Тематическая художественная выставка — это довольно специфический жанр, почти как альманах в литературе. Но если альманахи сегодня появляются крайне редко, то экспозиции на заданную тему по-прежнему пользуются популярностью. Сквозной сюжет позволяет кураторам выстраивать сложносочиненные конструкции без опасений, что энтузиазм заведет в непролазные дебри. Объявленная тема всегда сыграет роль нити Ариадны. Вернее, должна бы играть такую роль, что на практике выходит не слишком часто.
История о сотворении Адама и Евы, о грехопадении и изгнании из Эдема выглядит заманчивой с точки зрения канвы для сборного художественного проекта. Галеристы из «Дома Нащокина» прельстились богатством смыслов и коннотаций, но недоучли потенциальных опасностей, хотя последние были предсказуемы. В частности,
несложно предвидеть, что без жесткой режиссуры подобный замысел начнет развиваться в декоративную сторону и приведет к засилью разного рода «изящностей», не создающих в сумме никакого интеллектуального напряжения.
Приблизительно это и произошло с «Адамом и Евой» в нынешней редакции. Временная тематическая коллекция из более чем сотни произведений содержит немало любопытных экспонатов, но следов кураторской сверхзадачи в этом проекте не отыскать.
И дело вовсе не в том, что здесь задействован исключительно арсенал традиционного искусства. Не обязательно прибегать к помощи видеоинсталляций и компьютерной анимации, чтобы у зрителя заработало воображение и зашевелились ассоциативные связи. Достаточно произвести тщательную селекцию работ и продумать сценарные ходы, чтобы живопись, графика, скульптура заговорили языком внятным и увлекательным. Но в отсутствие драматургии выставка рассыпается на не связанные между собой фрагменты — и можно проститься с надеждами на незабываемое эстетическое приключение. Разумеется, превосходный рисунок обнаженной натуры руки Жана Огюста Доминика Энгра не станет менее превосходным от того, что не попал в нужный контекст. И «Натурщица» Андре Дерена, и «Венера» Михаила Ларионова, и «Обнаженная в пляжной кабинке» Александра Тышлера — ничто не потеряет внутренних достоинств и музейного качества, если они там были. Но и никакого приращения смыслов не возникнет. А ведь ради этого вроде бы все и затевалось.
Нетрудно сообразить, что привычка к формальному, необязательному соседству разномастных холстов и изваяний происходит из советских 1970– 1980-х годов, когда официальные групповые выставки под эгидой Союза художников для очень многих авторов были едва ли не единственной возможностью презентации себя на публике.
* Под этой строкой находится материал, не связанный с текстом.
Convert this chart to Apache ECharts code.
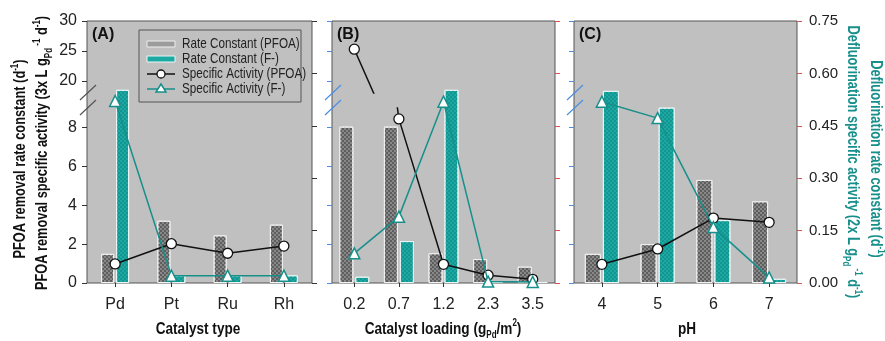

Среди обилия казенщины тогда нередко обнаруживалось и живое;
квалифицированные зрители обладали навыком моментально отыскивать на коллективных показах то, что их интересовало, оставляя без внимания соцреалистическую халтуру. С тех пор и повелось считать, что если в экспозиции представлено много разных авторов, то непременно найдется что-нибудь хорошее. Но времена изменились, и на тематические выставки публика теперь ходит не для того, чтобы вылавливать отдельные жемчужины со дна моря-океана. Не столько для этого. Важнее все-таки совокупная картина, оттенки значений и переклички между произведениями.
В нынешнем же проекте главным и, по сути, единственным критерием общности замысла становится наличие мужских и женских фигур — где одетых, где обнаженных, где рядом, где поодаль.
К мифу об Адаме и Еве то и дело подверстываются мадонны с младенцами, Самсоны с Далилами, Юдифи с Олофернами и т.п. А еще чаще возникают образчики жанра ню, никакими аллегориями не нагруженные. Обилие известных имен вроде Дмитрия Краснопевцева или Анатолия Зверева должно бы льстить зрительской рафинированности, но сами по себе имена не выручают в отсутствие кураторской стратегии и тактики. Не говоря уж о том, что здесь многовато откровенного салона, никогда не способствовавшего никаким интеллектуальным упражнениям. Красоты без хотя бы толики рефлексии не существует, а уж для сопряжения между собой красот разных видов и категорий усилия ума просто необходимы. В данном случае «Адам и Ева» остались без мудрого отеческого присмотра, что, как известно, чревато.